Underpinning the U.S. currency were investor concerns that major central banks, bolstered by their successful intervention earlier this week, may again join forces to buy billions of dollars to prop up the greenback.The Federal Reserve and the central banks of Japan, Germany and Switzerland bought dollars Tuesday in a coordinated action that took the U.S. currency to six-month highs against the German mark and Japanese yen.

"The dollar is generally supported by the idea that central banks aren't too far away from another intervention," said Michael Faust, a foreign exchange strategist at Bailard, Biehl & Kaiser, a San Mateo, Calif., money-management firm.

The dollar initially fell in overseas trading Friday, which ends before New York's session, in a follow-through to a dollar slump on Thursday. Investors had dumped dollars after a government report that the U.S. trade deficit ballooned to an unexpected $11.31 billion in June.

But by late Friday in New York, the dollar was quoted at 97.40 Japanese yen, up from 97.05 late Thursday.
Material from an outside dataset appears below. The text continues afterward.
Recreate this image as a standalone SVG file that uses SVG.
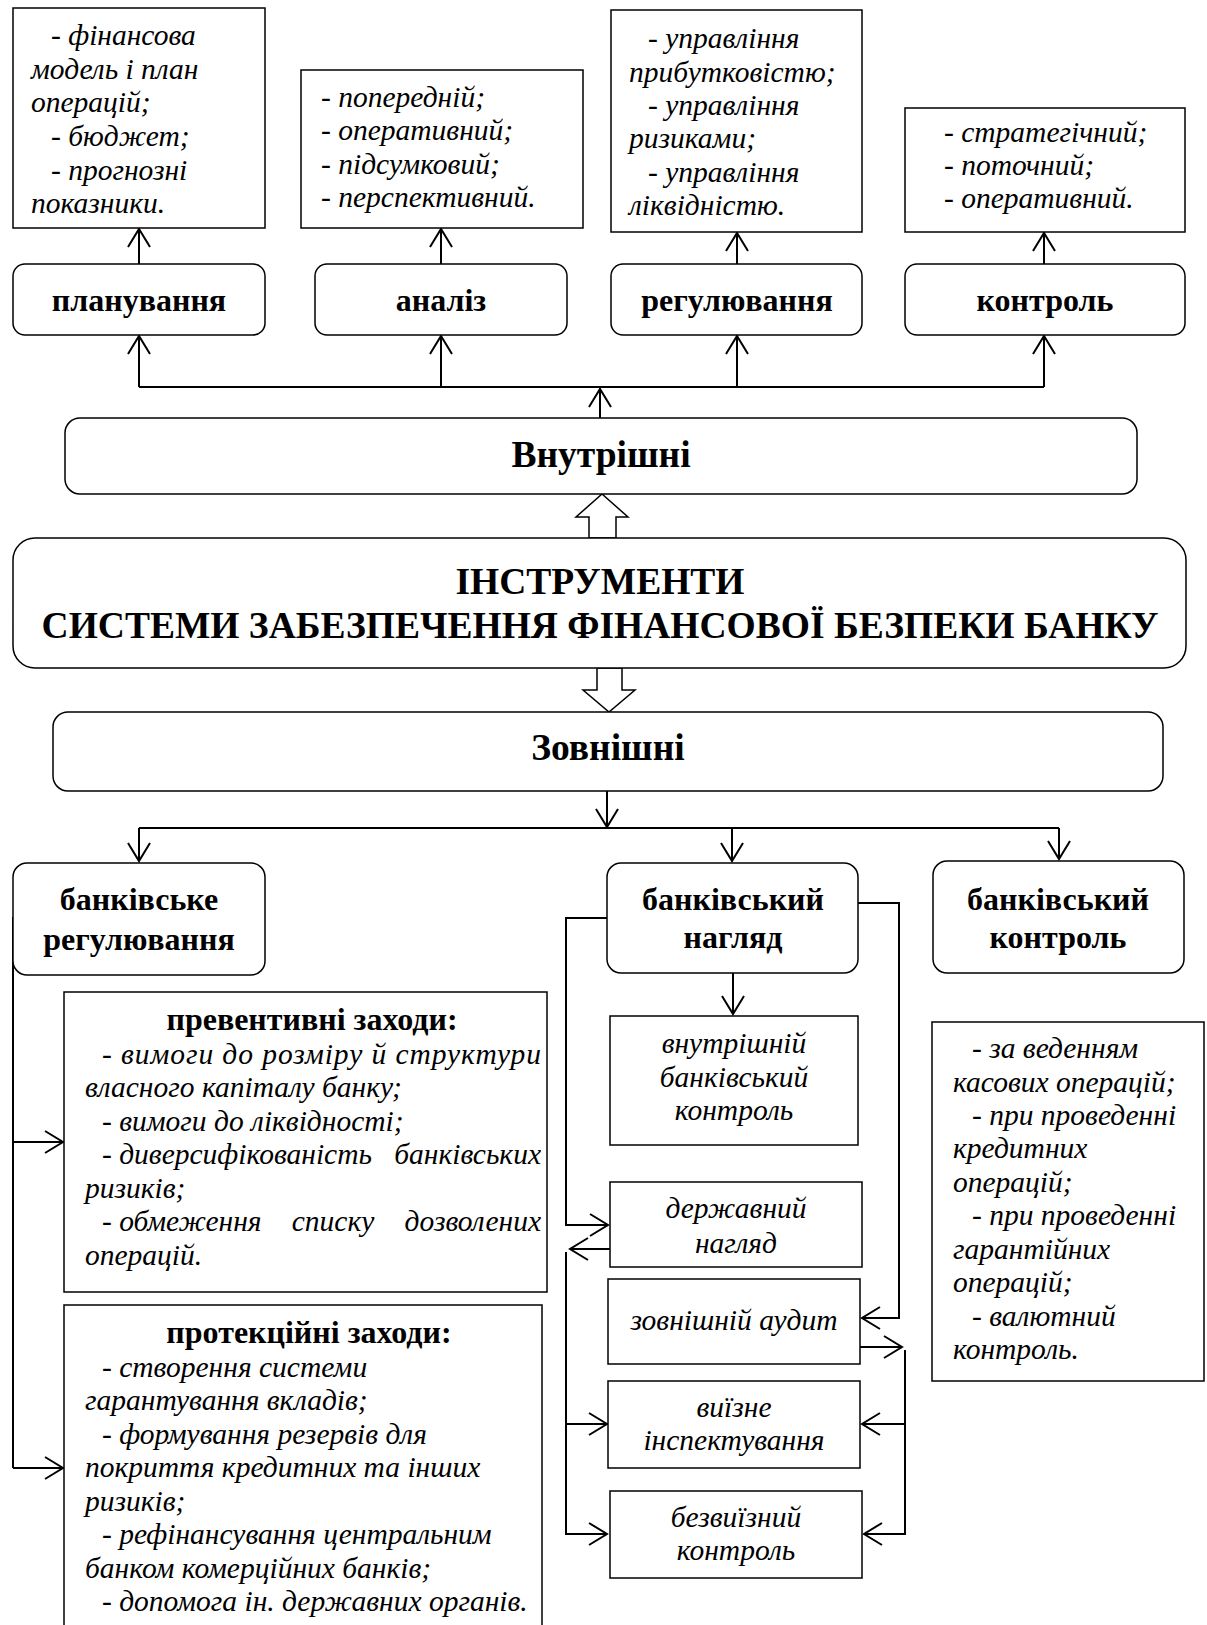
<svg xmlns="http://www.w3.org/2000/svg" width="1207" height="1625" viewBox="0 0 1207 1625">
<defs>
<style>
.bx{fill:#fff;stroke:#000;stroke-width:1.5}
.cn{fill:none;stroke:#000;stroke-width:2}
.it{font-family:"Liberation Serif","Times New Roman",serif;font-style:italic;font-size:29.5px;fill:#000}
.itc{font-family:"Liberation Serif","Times New Roman",serif;font-style:italic;font-size:29.5px;fill:#000;text-anchor:middle}
.lb{font-family:"Liberation Serif","Times New Roman",serif;font-weight:bold;font-size:32px;fill:#000;text-anchor:middle}
.tt{font-family:"Liberation Serif","Times New Roman",serif;font-weight:bold;font-size:37.5px;fill:#000;text-anchor:middle}
</style>
<marker id="ah" viewBox="-20 -13 24 26" refX="0" refY="0" markerWidth="24" markerHeight="26" orient="auto" markerUnits="userSpaceOnUse">
<path d="M-18,-11 L0,0 L-18,11" fill="none" stroke="#000" stroke-width="2"/>
</marker>
</defs>
<rect width="1207" height="1625" fill="#fff"/>

<g id="connectors">
<path class="cn" d="M139,387 L1044,387"/>
<path class="cn" marker-end="url(#ah)" d="M139,387 L139,336"/>
<path class="cn" marker-end="url(#ah)" d="M441,387 L441,336"/>
<path class="cn" marker-end="url(#ah)" d="M737,387 L737,336"/>
<path class="cn" marker-end="url(#ah)" d="M1044,387 L1044,336"/>
<path class="cn" marker-end="url(#ah)" d="M600,418 L600,389"/>
<path class="cn" marker-end="url(#ah)" d="M139,264 L139,229"/>
<path class="cn" marker-end="url(#ah)" d="M441,264 L441,229"/>
<path class="cn" marker-end="url(#ah)" d="M737,264 L737,233"/>
<path class="cn" marker-end="url(#ah)" d="M1044,264 L1044,233"/>
<polygon class="bx" points="589,538 589,517 576,517 602,494 628,517 616,517 616,538"/>
<polygon class="bx" points="597,668 597,690 583,690 609,712 635,690 622,690 622,668"/>
<path class="cn" marker-end="url(#ah)" d="M607,791 L607,827"/>
<path class="cn" d="M139,828 L1059,828"/>
<path class="cn" marker-end="url(#ah)" d="M139,828 L139,861"/>
<path class="cn" marker-end="url(#ah)" d="M732,828 L732,861"/>
<path class="cn" marker-end="url(#ah)" d="M1059,828 L1059,859"/>
<path class="cn" d="M13,917 L13,1468"/>
<path class="cn" marker-end="url(#ah)" d="M13,1142 L63,1142"/>
<path class="cn" marker-end="url(#ah)" d="M13,1468 L63,1468"/>
<path class="cn" marker-end="url(#ah)" d="M733,973 L733,1014"/>
<path class="cn" marker-end="url(#ah)" d="M607,918 L566,918 L566,1225 L608,1225"/>
<path class="cn" marker-end="url(#ah)" d="M610,1249 L570,1249"/>
<path class="cn" marker-end="url(#ah)" d="M566,1252 L566,1534 L607,1534"/>
<path class="cn" marker-end="url(#ah)" d="M566,1424 L607,1424"/>
<path class="cn" marker-end="url(#ah)" d="M858,903 L899,903 L899,1318 L862,1318"/>
<path class="cn" marker-end="url(#ah)" d="M860,1347 L902,1347"/>
<path class="cn" marker-end="url(#ah)" d="M905,1350 L905,1534 L864,1534"/>
<path class="cn" marker-end="url(#ah)" d="M905,1424 L862,1424"/>
</g>

<g id="plan-details">
<rect class="bx" x="13" y="8" width="252" height="220"/>
<text class="it"><tspan x="51" y="45">- фінансова</tspan><tspan x="31" y="79">модель і план</tspan><tspan x="31" y="112">операцій;</tspan><tspan x="51" y="146">- бюджет;</tspan><tspan x="51" y="180">- прогнозні</tspan><tspan x="31" y="213">показники.</tspan></text>
</g>
<g id="analysis-details">
<rect class="bx" x="301" y="70" width="282" height="158"/>
<text class="it"><tspan x="321" y="107">- попередній;</tspan><tspan x="321" y="140">- оперативний;</tspan><tspan x="321" y="174">- підсумковий;</tspan><tspan x="321" y="207">- перспективний.</tspan></text>
</g>
<g id="reg-details">
<rect class="bx" x="611" y="10" width="251" height="222"/>
<text class="it"><tspan x="648" y="48">- управління</tspan><tspan x="629" y="82">прибутковістю;</tspan><tspan x="648" y="115">- управління</tspan><tspan x="629" y="148">ризиками;</tspan><tspan x="648" y="182">- управління</tspan><tspan x="629" y="215">ліквідністю.</tspan></text>
</g>
<g id="control-details">
<rect class="bx" x="905" y="108" width="280" height="124"/>
<text class="it"><tspan x="944" y="142">- стратегічний;</tspan><tspan x="944" y="175">- поточний;</tspan><tspan x="944" y="208">- оперативний.</tspan></text>
</g>

<g id="planning"><rect class="bx" x="13" y="264" width="252" height="71" rx="12"/><text class="lb" x="139" y="311">планування</text></g>
<g id="analysis"><rect class="bx" x="315" y="264" width="252" height="71" rx="12"/><text class="lb" x="441" y="311">аналіз</text></g>
<g id="regulation"><rect class="bx" x="611" y="264" width="251" height="71" rx="12"/><text class="lb" x="737" y="311">регулювання</text></g>
<g id="control"><rect class="bx" x="905" y="264" width="280" height="71" rx="12"/><text class="lb" x="1045" y="311">контроль</text></g>

<g id="internal"><rect class="bx" x="65" y="418" width="1072" height="76" rx="15"/><text class="tt" x="601" y="467">Внутрішні</text></g>
<g id="instruments"><rect class="bx" x="13" y="538" width="1173" height="130" rx="22"/><text class="tt"><tspan x="600" y="594">ІНСТРУМЕНТИ</tspan><tspan x="600" y="638">СИСТЕМИ ЗАБЕЗПЕЧЕННЯ ФІНАНСОВОЇ БЕЗПЕКИ БАНКУ</tspan></text></g>
<g id="external"><rect class="bx" x="53" y="712" width="1110" height="79" rx="15"/><text class="tt" x="608" y="760">Зовнішні</text></g>

<g id="bank-regulation"><rect class="bx" x="13" y="863" width="252" height="112" rx="14"/><text class="lb"><tspan x="139" y="910">банківське</tspan><tspan x="139" y="950">регулювання</tspan></text></g>
<g id="bank-supervision"><rect class="bx" x="607" y="863" width="251" height="110" rx="14"/><text class="lb"><tspan x="733" y="910">банківський</tspan><tspan x="733" y="948">нагляд</tspan></text></g>
<g id="bank-control"><rect class="bx" x="933" y="861" width="251" height="112" rx="14"/><text class="lb"><tspan x="1058" y="910">банківський</tspan><tspan x="1058" y="948">контроль</tspan></text></g>

<g id="preventive">
<rect class="bx" x="64" y="992" width="483" height="300"/>
<text class="lb" x="312" y="1030">превентивні заходи:</text>
<text class="it" x="102" y="1064" textLength="439" lengthAdjust="spacing">- вимоги до розміру й структури</text>
<text class="it"><tspan x="85" y="1097">власного капіталу банку;</tspan><tspan x="102" y="1131">- вимоги до ліквідності;</tspan><tspan x="102" y="1164">- диверсифікованість</tspan><tspan x="85" y="1198">ризиків;</tspan><tspan x="102" y="1231">- обмеження</tspan><tspan x="85" y="1265">операцій.</tspan></text>
<text class="it" x="541" y="1164" text-anchor="end">банківських</text>
<text class="itc" x="333" y="1231">списку</text>
<text class="it" x="541" y="1231" text-anchor="end">дозволених</text>
</g>

<g id="protective">
<rect class="bx" x="64" y="1305" width="478" height="340"/>
<text class="lb" x="309" y="1343">протекційні заходи:</text>
<text class="it"><tspan x="102" y="1377">- створення системи</tspan><tspan x="85" y="1410">гарантування вкладів;</tspan><tspan x="102" y="1444">- формування резервів для</tspan><tspan x="85" y="1477">покриття кредитних та інших</tspan><tspan x="85" y="1511">ризиків;</tspan><tspan x="102" y="1544">- рефінансування центральним</tspan><tspan x="85" y="1578">банком комерційних банків;</tspan><tspan x="102" y="1611">- допомога ін. державних органів.</tspan></text>
</g>

<g id="internal-bank-control"><rect class="bx" x="610" y="1016" width="248" height="129"/><text class="itc"><tspan x="734" y="1053">внутрішній</tspan><tspan x="734" y="1087">банківський</tspan><tspan x="734" y="1120">контроль</tspan></text></g>
<g id="state-supervision"><rect class="bx" x="610" y="1182" width="252" height="85"/><text class="itc"><tspan x="736" y="1218">державний</tspan><tspan x="736" y="1253">нагляд</tspan></text></g>
<g id="external-audit"><rect class="bx" x="608" y="1279" width="252" height="85"/><text class="itc" x="734" y="1330">зовнішній аудит</text></g>
<g id="onsite"><rect class="bx" x="608" y="1381" width="252" height="87"/><text class="itc"><tspan x="734" y="1417">виїзне</tspan><tspan x="734" y="1450">інспектування</tspan></text></g>
<g id="offsite"><rect class="bx" x="610" y="1491" width="252" height="87"/><text class="itc"><tspan x="736" y="1527">безвиїзний</tspan><tspan x="736" y="1560">контроль</tspan></text></g>

<g id="bank-control-details">
<rect class="bx" x="932" y="1022" width="272" height="359"/>
<text class="it"><tspan x="972" y="1058">- за веденням</tspan><tspan x="953" y="1092">касових операцій;</tspan><tspan x="972" y="1125">- при проведенні</tspan><tspan x="953" y="1158">кредитних</tspan><tspan x="953" y="1192">операцій;</tspan><tspan x="972" y="1225">- при проведенні</tspan><tspan x="953" y="1259">гарантійних</tspan><tspan x="953" y="1292">операцій;</tspan><tspan x="972" y="1326">- валютний</tspan><tspan x="953" y="1359">контроль.</tspan></text>
</g>
</svg>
In London, the dollar had been quoted at 96.88 Japanese yen, down from 97.83.

The dollar also was changing hands in New York at 1.4760 German marks, up from 1.4728 marks late Thursday.

A week ago, the dollar bought 93.85 yen and 1.4382 marks.

Despite the dollar's impressive gains this week, several market players remained worried about fundamental issues marring the U.S. economy, including the persistent trade deficit.

Trade deficits raise the possibility of bigger dollar supplies flooding currency markets. Dollars spent on imports leave foreigners with greenbacks that have to be exchanged for their own money.

Other late dollar rates in New York, compared with late Thursday: 1.2235 Swiss francs, up from 1.2205; 5.0560 French francs, up from 5.0460; 1,629 Italian lire, up from 1,622; and 1.3588 Canadian dollars, down from 1.3603.

The dollar rose against the British pound, with sterling quoted at $1.5404, down from $1.5455. Earlier in London, the pound had risen to $1.5440 from $1.5341 late Thursday.